Deputy Prosecutor Jackie Starbuck
Currently pending before the Court is the State's Motion In Limine.  Incredibly, Starbuck is asking that Gardner nor her attorneys be allowed to encourage jury nullification in closing arguments even though jurors and defendants have a fundamental right to this founding principle in America's justice system.

They also asked that Gardner not be allowed to mention anything about the state's changes to any of the charges against her or the timing of their actions.

[Why not, Ms.
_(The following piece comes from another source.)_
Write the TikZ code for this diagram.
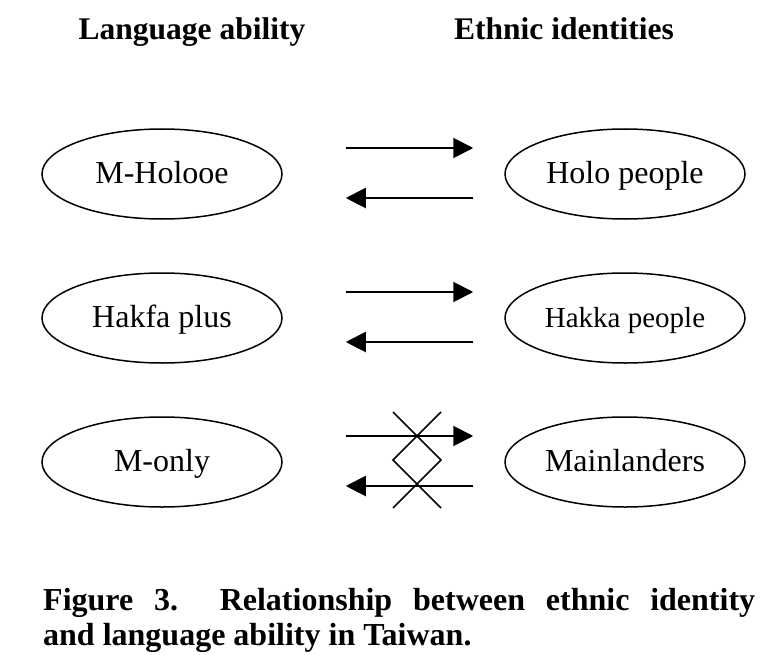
\documentclass[tikz,border=0pt]{standalone}
\usepackage{fontspec}
\setmainfont{Liberation Serif}
\usetikzlibrary{arrows.meta, shapes.geometric}
\tikzset{>={Triangle[length=20pt,width=20pt]}}
\tikzset{group/.style={draw, ellipse, line width=1.5pt, minimum width=240pt, minimum height=90pt, inner sep=0pt, text height=24pt, text depth=5pt, font=\fontsize{32}{36}\selectfont}}
\tikzset{head/.style={anchor=base, inner sep=0pt, font=\fontsize{31.5}{36}\selectfont\bfseries}}
\tikzset{captext/.style={anchor=base west, inner sep=0pt, font=\fontsize{32}{36}\selectfont\bfseries}}

\begin{document}
\begin{tikzpicture}[x=1pt, y=-1pt]
	\useasboundingbox (0,0) rectangle (762,655);
	\node [head] (lang) at (192,40) {Language ability};
	\node [head] (ethn) at (564,40) {Ethnic identities};
	% language groups
	\node [group] (mholo) at (162,174) {M-Holooe};
	\node [group] (hplus) at (162,318) {Hakfa plus};
	\node [group] (monly) at (162,462) {M-only};
	% ethnic groups
	\node [group] (holo) at (625,174) {Holo people};
	\node [group, font=\fontsize{29}{34}\selectfont] (hakka) at (625,318) {Hakka people};
	\node [group] (main) at (625,462) {Mainlanders};
	\foreach \a/\b in {mholo/holo, hplus/hakka, monly/main}
	{
	\draw [->, line width=2pt, shorten <=63pt, shorten >=31pt] ([yshift=26pt]\a.east) -- ([yshift=26pt]\b.west);
	\draw [->, line width=2pt, shorten <=31pt, shorten >=63pt] ([yshift=-24pt]\b.west) -- ([yshift=-24pt]\a.east);
	}
	% crossed out
	\draw [line width=1.5pt] (393,412) -- (441,460) -- (393,508);
	\draw [line width=1.5pt] (441,412) -- (393,460) -- (441,508);
	\node [captext] (cap1) at (43,610) {\makebox[712pt][s]{Figure 3.\ \ Relationship between ethnic identity}};
	\node [captext] (cap2) at (43,645) {and language ability in Taiwan.};
\end{tikzpicture}
\end{document}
Starbuck?  Would that show your malicious motivations against an innocent woman?]

Among a list of eleven items in the motion, prosecutors include a request that there be made no mention of Webb's alleged "excessive amount of the removal of Defendant from the vehicle."

In addition, they want no mention of "any past, pending, or future civil litigation against the Lafayette Police Department or officers employed by the Lafayette Police Department."

"How could you have a fair trial with all of those conditions," questioned Gardner.

Gardner's Indianapolis attorneys have stated they believe Gardner's arrest was invalid due to the initial violation of her constitutional rights, so all subsequent charges are invalid.  They believe Gardner is being punished for exercising her right to a jury trial with malicious charges being added every time she turns down a plea offer.

The latest plea offer reportedly included a diversion with all charges dropped, unsupervised probation for six months, and a $300 fine.  

So, we must ask the obvious questions.  If there are no criminal charges why would punishment be demanded?  And why would prosecutors pursue such a lame case to the point of wasting tax dollars on expensive witness depositions for an alleged petty crime with minor consequences?

This type of abuse of power is what angers taxpayers and liberty-loving citizens, especially when there are reports of felony offenses being overlooked by prosecutors because of personal connections to alleged criminals or relatives of alleged criminals.

Wouldn't time and money be better spent on real crime, such as murders,  robberies, and rapes that are occurring in the Lafayette area in record numbers due to the influx of gang members from Chicago and Indianapolis?

And who can take a deputy prosecutor like Jackie Starbuck seriously when she posts unflattering photos of herself drinking from a beer bong on Facebook.  Shouldn't she be a better example?  The buck stops with you, Mr. Harrington! 

The taxpayers of Tippecanoe County deserve much better.  Justice demands that all charges against Erin Gardner be dropped.  Stop the witch hunt now and check your egos at the door.